Jeff Johnson wrote:
>
> On Jul 31, 2007, at 6:39 PM, Mark Hatle wrote:
>
>> Thomas Lotterer wrote:
>>> On Tuesday, 31. July 2007 at 3:04 pm, Jeff Johnson wrote:
>>>> On Jul 31, 2007, at 5:02 AM, Thomas Lotterer wrote:
>>>>> On Monday, 30. July 2007 at 9:26 pm, Jeff Johnson wrote:
>>>>>> On Jul 30, 2007, at 2:58 PM, Thomas Lotterer wrote:
>>>>>>> Decision:
>>>>>>> - exclusively use Berkeley DB
>>>>>> 3) NFS support
>>>>>>
>>>>> This can be rewritten to "networked filesystem support". BDB, SQLite
>>>>> and any embedded DB require proper filesystem locking. Given the
>>>>> environmental issues of a networked filesystem this will never work
>>>>> reliably.
>>>>>
>>>> I don't disagree. However, an answer for client/server rpmdb needs to
>>>> be identified.
>>>>
>>> No use case for client/server rpmdb has been brought to my attention.
>>
>> You have a chassis w/ 8 blades. 1 blade acts as an internal server for
>> the other 7 blades. It serves a kernel and filesystem to the other 7.
>>
>> The other 7 blades boot and have to do things related to the rpm
>> database. Over NFS the blades can blow up.. using RPC they will be able
>> to manipulate the database as necessary.
>>
>> That is a very common usage scenario in the Telecommunication space. 7
>> blades do the work, 1 (or 2) blades act as a control infrastructure.
>>
>
> And in the telco space one often desires 5 9's behavior.
>
> I'm not sure that NFS write's qualify. Try NFS to multiple clients, then
> random removes/writes on clients of those files. The server than has
> multiple
> copies of files with identical paths, but differing per-client content.
> That's
> the NFS behavior I remember, not looked or cared for years.

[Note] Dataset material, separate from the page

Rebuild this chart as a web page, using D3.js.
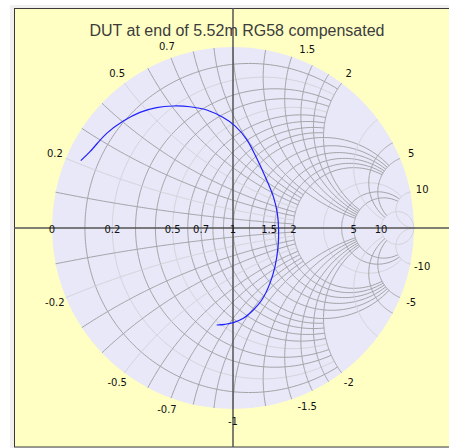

There are other shared filesystem (think Fibre channel) that don't rely
on NFS.. but can't use NPTL locking because they're done on separate
machines.
I certainly don't endorse NFS for 5 9's. :)

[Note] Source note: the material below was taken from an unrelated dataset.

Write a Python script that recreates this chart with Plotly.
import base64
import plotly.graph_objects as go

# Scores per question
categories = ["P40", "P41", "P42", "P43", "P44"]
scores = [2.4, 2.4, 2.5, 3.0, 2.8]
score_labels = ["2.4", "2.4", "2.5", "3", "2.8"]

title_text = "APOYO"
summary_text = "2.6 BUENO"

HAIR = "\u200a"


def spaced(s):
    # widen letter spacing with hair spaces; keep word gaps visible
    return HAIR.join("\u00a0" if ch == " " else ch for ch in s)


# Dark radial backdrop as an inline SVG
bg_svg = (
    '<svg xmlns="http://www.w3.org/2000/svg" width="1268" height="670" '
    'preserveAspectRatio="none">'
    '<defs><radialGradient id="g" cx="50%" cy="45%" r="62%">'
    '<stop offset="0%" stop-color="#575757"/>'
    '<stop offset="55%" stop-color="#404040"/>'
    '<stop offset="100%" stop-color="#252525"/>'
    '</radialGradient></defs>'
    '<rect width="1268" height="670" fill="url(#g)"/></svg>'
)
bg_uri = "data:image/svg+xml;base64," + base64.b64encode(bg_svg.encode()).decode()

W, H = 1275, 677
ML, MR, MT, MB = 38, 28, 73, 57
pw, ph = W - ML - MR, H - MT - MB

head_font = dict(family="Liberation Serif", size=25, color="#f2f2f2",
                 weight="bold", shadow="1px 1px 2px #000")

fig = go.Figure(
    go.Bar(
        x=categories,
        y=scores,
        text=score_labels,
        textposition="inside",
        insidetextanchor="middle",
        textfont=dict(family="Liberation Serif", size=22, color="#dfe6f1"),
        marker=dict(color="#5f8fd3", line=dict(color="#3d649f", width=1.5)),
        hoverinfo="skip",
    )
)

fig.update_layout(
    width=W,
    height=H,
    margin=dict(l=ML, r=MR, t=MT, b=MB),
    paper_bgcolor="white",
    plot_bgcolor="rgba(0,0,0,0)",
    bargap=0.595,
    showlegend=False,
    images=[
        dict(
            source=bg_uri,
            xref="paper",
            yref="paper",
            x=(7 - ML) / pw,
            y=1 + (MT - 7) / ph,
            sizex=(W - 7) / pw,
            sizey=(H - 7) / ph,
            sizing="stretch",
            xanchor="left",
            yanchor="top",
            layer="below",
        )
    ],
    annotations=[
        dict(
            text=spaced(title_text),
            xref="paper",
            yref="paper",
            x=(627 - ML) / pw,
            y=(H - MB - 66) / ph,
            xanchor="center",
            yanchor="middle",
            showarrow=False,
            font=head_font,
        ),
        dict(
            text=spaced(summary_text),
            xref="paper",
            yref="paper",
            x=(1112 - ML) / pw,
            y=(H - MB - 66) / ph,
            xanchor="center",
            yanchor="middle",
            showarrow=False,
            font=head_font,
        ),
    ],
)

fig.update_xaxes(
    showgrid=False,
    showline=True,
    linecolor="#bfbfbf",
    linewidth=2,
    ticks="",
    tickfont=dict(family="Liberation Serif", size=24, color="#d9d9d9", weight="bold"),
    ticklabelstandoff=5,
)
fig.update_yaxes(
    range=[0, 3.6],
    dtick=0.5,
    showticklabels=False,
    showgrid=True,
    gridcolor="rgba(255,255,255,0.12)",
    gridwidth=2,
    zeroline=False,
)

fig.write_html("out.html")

> Putting an rpmdb on NFS, with associated write's and rpm --rebuilddb
> behavior, is likely to cause unexpected problems. And rpmdb database
> problems are far more likely to be noticed than random write corruption
> for, say, log files or backup's.
>
> I've also debug'ed a handful of problems with rpm installing onto large
> NFS trees, some that were quite reproducible. The last problem I remember
> was at NCSU quite a while ago, should be in bugzilla.
>
> I doubt NFS has gotten significantly better since I last looked.